● **Instructions to follow**
Can you copy out the data exactly? Leave the images out.

*** Data shown ***

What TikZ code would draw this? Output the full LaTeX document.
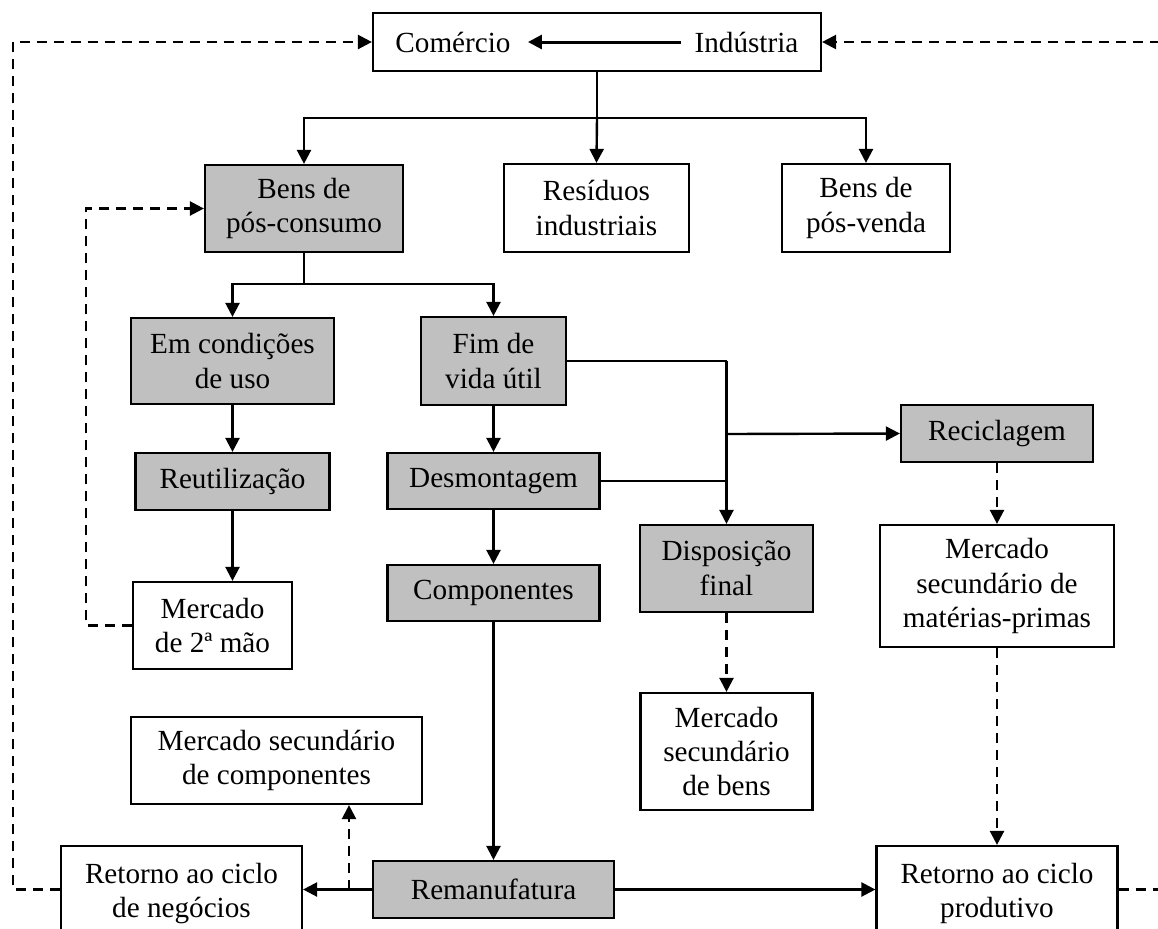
\documentclass[tikz,border=0pt]{standalone}
\usepackage{fontspec}
\setmainfont{Liberation Serif}
\usetikzlibrary{arrows.meta}
\definecolor{boxgray}{HTML}{C0C0C0}
\begin{document}
\begin{tikzpicture}[x=0.5pt,y=-0.5pt,
  box/.style={draw=black,line width=1.1pt,inner sep=0pt,align=center,
    font=\fontsize{14.6}{17.25}\selectfont},
  gbox/.style={box,fill=boxgray},
  plain/.style={inner sep=0pt,font=\fontsize{14.6}{17.25}\selectfont},
  flow/.style={line width=1.2pt,-{Triangle[length=7pt,width=7pt]}},
  link/.style={line width=1.2pt},
  ret/.style={line width=1.2pt,dash pattern=on 5pt off 3.5pt,-{Triangle[length=7pt,width=7pt]}}]
\useasboundingbox (0,0) rectangle (1158,928);

% origin of the flows
\node[box,minimum width=224pt,minimum height=29pt] (top) at (597,42) {};
\node[plain] (com) at (453,42) {Comércio};
\node[plain] (ind) at (746.5,42) {Indústria};
\draw[flow,line width=1.5pt,shorten <=6.5pt,shorten >=8.5pt] (ind.west) -- (com.east);

% second level
\node[gbox,minimum width=99pt,minimum height=43.5pt] (pc) at (304,208.5) {Bens de\\pós-consumo};
\node[box,minimum width=92.5pt,minimum height=44pt] (res) at (596.5,208) {Resíduos\\industriais};
\node[box,minimum width=84pt,minimum height=44pt] (pv) at (866,208) {Bens de\\pós-venda};

% post-consumption branches
\node[gbox,minimum width=101.5pt,minimum height=43pt] (ecu) at (232.5,361) {Em condições\\de uso};
\node[gbox,minimum width=72.5pt,minimum height=44pt] (fvu) at (493.5,361) {Fim de\\vida útil};
\node[gbox,minimum width=97pt,minimum height=28.5pt] (reu) at (232.5,481.5) {Reutilização};
\node[gbox,minimum width=106pt,minimum height=28pt] (des) at (493.5,481) {Desmontagem};
\node[gbox,minimum width=96pt,minimum height=28.5pt] (rec) at (997,433.5) {Reciclagem};
\node[box,minimum width=79.5pt,minimum height=43.5pt] (m2m) at (212.5,625.5) {Mercado\\de 2ª mão};
\node[gbox,minimum width=106pt,minimum height=28pt] (comp) at (493.5,593) {Componentes};
\node[gbox,minimum width=86.5pt,minimum height=43.5pt] (dfi) at (726.5,568.5) {Disposição\\final};
\node[box,minimum width=117pt,minimum height=61pt] (msmp) at (997,586) {Mercado\\secundário de\\matérias-primas};
\node[box,minimum width=86pt,minimum height=58.5pt] (msb) at (726.5,751.5) {Mercado\\secundário\\de bens};
\node[box,minimum width=145.5pt,minimum height=43.5pt] (msc) at (276.5,760.5) {Mercado secundário\\de componentes};

% bottom row
\node[box,minimum width=120.5pt,minimum height=47.5pt] (rneg) at (181.5,893.5) {Retorno ao ciclo\\de negócios};
\node[gbox,minimum width=120.5pt,minimum height=28.5pt] (rem) at (493.5,889.5) {Remanufatura};
\node[box,minimum width=120.5pt,minimum height=47.5pt] (rprod) at (997,893.5) {Retorno ao ciclo\\produtivo};

% junction points
\coordinate (j1) at (597,118);
\coordinate (j2) at (304,284);
\coordinate (j3) at (726.5,361);
\coordinate (j4) at (726.5,434);
\coordinate (j5) at (726.5,481);
\coordinate (lft) at (13,889.5);
\coordinate (lftt) at (13,42);
\coordinate (rgt) at (1166,889.5);
\coordinate (rgtt) at (1166,42);
\coordinate (loop) at (86,625.5);
\coordinate (loopt) at (86,208.5);
\coordinate (msctail) at (349,889.5);

% solid flows
\draw[link] (top.south) -- (j1);
\draw[flow] (j1) -| (pc.north);
\draw[flow] (j1) -| (pv.north);
\draw[flow] (j1) -- (res.north);
\draw[link] (pc.south) -- (j2);
\draw[flow] (j2) -| (ecu.north);
\draw[flow] (j2) -| (fvu.north);
\draw[flow] (ecu.south) -- (reu.north);
\draw[flow] (reu.south) -- (reu.south |- m2m.north);
\draw[flow] (fvu.south) -- (des.north);
\draw[flow] (des.south) -- (comp.north);
\draw[flow] (comp.south) -- (rem.north);
\draw[link] (fvu.east) -- (j3);
\draw[flow] (j3) -- (dfi.north);
\draw[link] (des.east) -- (j5);
\draw[flow] (j4) -- (rec.west);
\draw[flow] (rem.west) -- (rem.west -| rneg.east);
\draw[flow] (rem.east) -- (rem.east -| rprod.west);

% dashed returns
\draw[ret] (rec.south) -- (msmp.north);
\draw[ret] (msmp.south) -- (rprod.north);
\draw[ret] (dfi.south) -- (msb.north);
\draw[ret] (msctail) -- (msctail |- msc.south);
\draw[ret] (m2m.west) -- (loop) -- (loopt) -- (pc.west);
\draw[ret] (rem.west -| rneg.west) -- (lft) -- (lftt) -- (top.west);
\draw[ret] (rem.east -| rprod.east) -- (rgt) -- (rgtt) -- (top.east);
\end{tikzpicture}
\end{document}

***

● **Response to the task**
What TikZ code would draw this? Output the full LaTeX document.
\documentclass[tikz,border=0pt]{standalone}
\usepackage{fontspec}
\setmainfont{Liberation Serif}
\usetikzlibrary{arrows.meta}
\definecolor{boxgray}{HTML}{C0C0C0}
\begin{document}
\begin{tikzpicture}[x=0.5pt,y=-0.5pt,
  box/.style={draw=black,line width=1.1pt,inner sep=0pt,align=center,
    font=\fontsize{14.6}{17.25}\selectfont},
  gbox/.style={box,fill=boxgray},
  plain/.style={inner sep=0pt,font=\fontsize{14.6}{17.25}\selectfont},
  flow/.style={line width=1.2pt,-{Triangle[length=7pt,width=7pt]}},
  link/.style={line width=1.2pt},
  ret/.style={line width=1.2pt,dash pattern=on 5pt off 3.5pt,-{Triangle[length=7pt,width=7pt]}}]
\useasboundingbox (0,0) rectangle (1158,928);

% origin of the flows
\node[box,minimum width=224pt,minimum height=29pt] (top) at (597,42) {};
\node[plain] (com) at (453,42) {Comércio};
\node[plain] (ind) at (746.5,42) {Indústria};
\draw[flow,line width=1.5pt,shorten <=6.5pt,shorten >=8.5pt] (ind.west) -- (com.east);

% second level
\node[gbox,minimum width=99pt,minimum height=43.5pt] (pc) at (304,208.5) {Bens de\\pós-consumo};
\node[box,minimum width=92.5pt,minimum height=44pt] (res) at (596.5,208) {Resíduos\\industriais};
\node[box,minimum width=84pt,minimum height=44pt] (pv) at (866,208) {Bens de\\pós-venda};

% post-consumption branches
\node[gbox,minimum width=101.5pt,minimum height=43pt] (ecu) at (232.5,361) {Em condições\\de uso};
\node[gbox,minimum width=72.5pt,minimum height=44pt] (fvu) at (493.5,361) {Fim de\\vida útil};
\node[gbox,minimum width=97pt,minimum height=28.5pt] (reu) at (232.5,481.5) {Reutilização};
\node[gbox,minimum width=106pt,minimum height=28pt] (des) at (493.5,481) {Desmontagem};
\node[gbox,minimum width=96pt,minimum height=28.5pt] (rec) at (997,433.5) {Reciclagem};
\node[box,minimum width=79.5pt,minimum height=43.5pt] (m2m) at (212.5,625.5) {Mercado\\de 2ª mão};
\node[gbox,minimum width=106pt,minimum height=28pt] (comp) at (493.5,593) {Componentes};
\node[gbox,minimum width=86.5pt,minimum height=43.5pt] (dfi) at (726.5,568.5) {Disposição\\final};
\node[box,minimum width=117pt,minimum height=61pt] (msmp) at (997,586) {Mercado\\secundário de\\matérias-primas};
\node[box,minimum width=86pt,minimum height=58.5pt] (msb) at (726.5,751.5) {Mercado\\secundário\\de bens};
\node[box,minimum width=145.5pt,minimum height=43.5pt] (msc) at (276.5,760.5) {Mercado secundário\\de componentes};

% bottom row
\node[box,minimum width=120.5pt,minimum height=47.5pt] (rneg) at (181.5,893.5) {Retorno ao ciclo\\de negócios};
\node[gbox,minimum width=120.5pt,minimum height=28.5pt] (rem) at (493.5,889.5) {Remanufatura};
\node[box,minimum width=120.5pt,minimum height=47.5pt] (rprod) at (997,893.5) {Retorno ao ciclo\\produtivo};

% junction points
\coordinate (j1) at (597,118);
\coordinate (j2) at (304,284);
\coordinate (j3) at (726.5,361);
\coordinate (j4) at (726.5,434);
\coordinate (j5) at (726.5,481);
\coordinate (lft) at (13,889.5);
\coordinate (lftt) at (13,42);
\coordinate (rgt) at (1166,889.5);
\coordinate (rgtt) at (1166,42);
\coordinate (loop) at (86,625.5);
\coordinate (loopt) at (86,208.5);
\coordinate (msctail) at (349,889.5);

% solid flows
\draw[link] (top.south) -- (j1);
\draw[flow] (j1) -| (pc.north);
\draw[flow] (j1) -| (pv.north);
\draw[flow] (j1) -- (res.north);
\draw[link] (pc.south) -- (j2);
\draw[flow] (j2) -| (ecu.north);
\draw[flow] (j2) -| (fvu.north);
\draw[flow] (ecu.south) -- (reu.north);
\draw[flow] (reu.south) -- (reu.south |- m2m.north);
\draw[flow] (fvu.south) -- (des.north);
\draw[flow] (des.south) -- (comp.north);
\draw[flow] (comp.south) -- (rem.north);
\draw[link] (fvu.east) -- (j3);
\draw[flow] (j3) -- (dfi.north);
\draw[link] (des.east) -- (j5);
\draw[flow] (j4) -- (rec.west);
\draw[flow] (rem.west) -- (rem.west -| rneg.east);
\draw[flow] (rem.east) -- (rem.east -| rprod.west);

% dashed returns
\draw[ret] (rec.south) -- (msmp.north);
\draw[ret] (msmp.south) -- (rprod.north);
\draw[ret] (dfi.south) -- (msb.north);
\draw[ret] (msctail) -- (msctail |- msc.south);
\draw[ret] (m2m.west) -- (loop) -- (loopt) -- (pc.west);
\draw[ret] (rem.west -| rneg.west) -- (lft) -- (lftt) -- (top.west);
\draw[ret] (rem.east -| rprod.east) -- (rgt) -- (rgtt) -- (top.east);
\end{tikzpicture}
\end{document}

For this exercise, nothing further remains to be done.